In addition, membrane filtration modified by organic polymer could achieve effective separation of oil–water mixtures. Due to its poor stability in the aqueous medium, however, it is hard to use the common polymer membranes with a special wettability in practice [32]. Therefore, the stable materials such as the inorganic membranes are promising alternatives. To date, all previous studies just focused on the fabrication of hierarchical surface structures without giving adequate attention to the substrate, which determines the material strength and stability.

ZnO nanostructured pillars could be used in complex industrial oil–water mixtures [33,34,35,36]. In this study, the stable ZnO nano-pillars were prepared on a high-intensity metal fiber filter by crystal growth, which had a good combination with the substrate. Therefore, the modified filter material possessed stability of mineral coating and strength. Our method promoted the surface wettability and achieved both a superhydrophobicity in oil and a superoleophobic property in water. The filter membrane modified by nano-pillars could be stably used in both water-in-oil and oil-in-water conditions. The filtration flux variation with the collection of emulsified impurities was also investigated. This study provided a novel strategy to achieve stability and strength of a mineral coating simultaneously and might have wide application in separating water-in-oil and oil-in-water emulsions.

2. Materials and Methods

2.1. Preparation of ZnO Seed Layers

The stainless-steel fiber felts with the filtration precision of 5 µm were used as a substrate in this study. To eliminate surface contamination, all substrate samples were ultrasonically cleaned with absolute ethanol and ultra-pure water for 10 min. (CH3COO)₂Zn (0.75 M (CH3COO)₂Zn) (Sinopharm Chemical Reagent Co., Ltd., Shanghai, China) and Monoethanolamine ((CH3COO)₂Zn and Monoethanolamine in the proportion 1:1) (Aladdin Biochemical Technology Co., Ltd., Shanghai, China) were dissolved in a 2-methoxyethanol solution (Aladdin Biochemical Technology Co., Ltd., Shanghai, China).
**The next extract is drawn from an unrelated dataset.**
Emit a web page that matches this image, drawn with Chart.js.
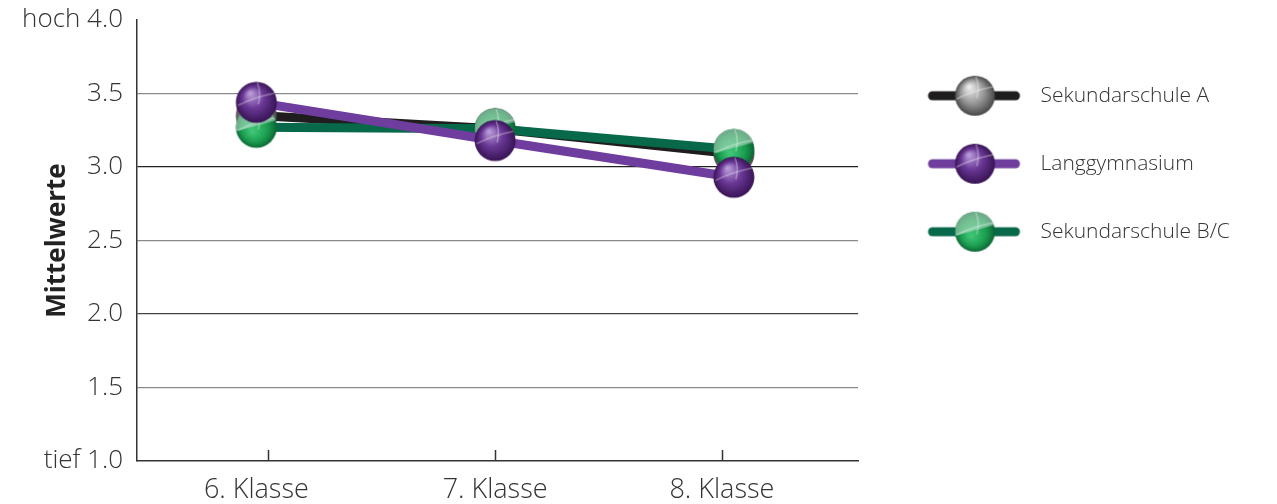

This solution was magnetically stirred and heated in a temperature-controlled water bath (70 °C, 60 min). The seed solutions were obtained by standing at room temperature for 24 h. Substrates are submerged in the seed solution and lifted repeatedly. Finally, the substrates with the ZnO nanostructured coating were sintered (350 °C, 20 min) to stabilize the coating.

2.2. Preparation of ZnO Nano-Pillar Coated Substrates

As shown in Figure 1, the seed layer coated substrates were first immersed in Zn(NO₃)₂ (Sinopharm Chemical Reagent Co., Ltd., Shanghai, China)/hexamethylenetetramine (HMTA) (Sinopharm Chemical Reagent Co., Ltd., Shanghai, China)/DAP (Macklin Inc., Shanghai, China) (0.05 M Zn(NO₃)₂, Zn(NO₃)_2, and DAP in the proportion 1:6) aqueous solution (10 min) and then was heated in a constant temperature water bath (90 °C, 3 h). After the reaction, the substrates were separated from the solution and washed with ultra-pure water to obtain the substrates with ZnO nanostructures.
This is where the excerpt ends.